Take that first assignment: collect evidence on a murderer and prepare your kill room for your own version of twisted justice. Sounds pretty cool until you realize what this level entails is slowly running around in the dark, rapidly tapping the screen to dig up detail-free graves, and then touching and repairing plastic sheeting in the kill room. I assure you this is all as boring as it sounds. When it actually comes time for the kill, the screen goes black and you trace arrows to simulate bloody slashing movements. I felt seriously ripped off. A "Dexter" without a little gore, without even a stab at realism, is no "Dexter" I can get down with.

And so it goes for the rest of the game. The game asks almost nothing of you in terms of actual investigatory work and the use of memory skills from level to level, nor does it submerge you in the high-stakes tension of committing a crime. What you're left with is straight-up dull. Lots of boring mini-games to unlock that mimic things like Simon and Whack-a-Mole. Opportunities to exchange dialogue with characters that never require much creativity on your part. The need to perform mundane tasks like fetching donuts and taking Dex's girlfriend for a crab feast.

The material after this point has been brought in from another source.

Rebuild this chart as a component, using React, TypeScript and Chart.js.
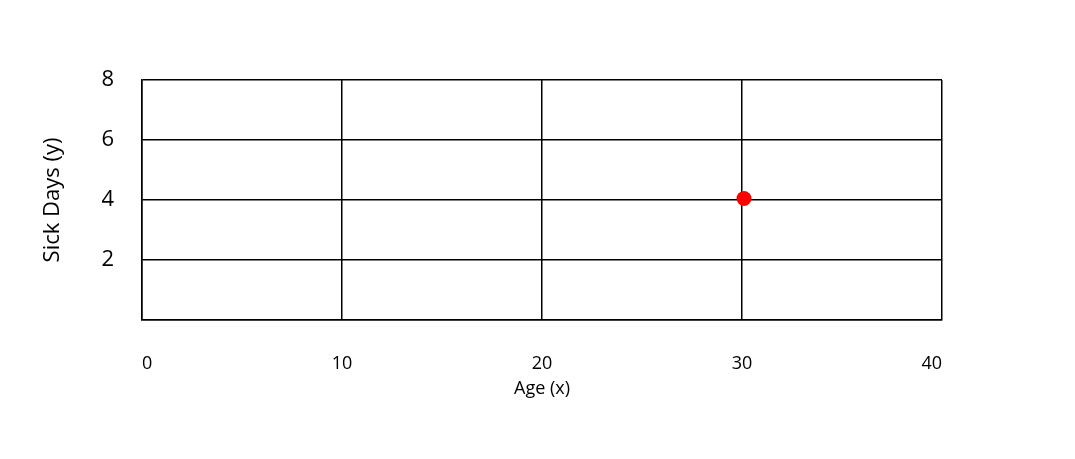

Sure, many of these scenes were in the TV show, but shouldn't a video game select only the most fun elements?

Gameplay could not be less intuitive, as completing levels is often a case of trail-and-error rather than skill and I spent far too much time running around environments confused as to how to complete a task. Game designers seemed to understand this limitation, as there are near-constant pop-up instruction screens that tell you what you need to do and how you need to do it. Only problem there is the text is often imprecisely written, giving you no further insight into the game, as was the case with a beyond frustrating puzzle that had me shouting unprintable words at the iPhone.

The coolest parts of the game are the frequent, in-game short videos with surprisingly high quality animation of Dexter interacting with characters or environments and the creepy-calm voiceovers Hall contributes throughout. But if we're talking about kicking back and watching, might I recommend a different diversion: watch the freaking show!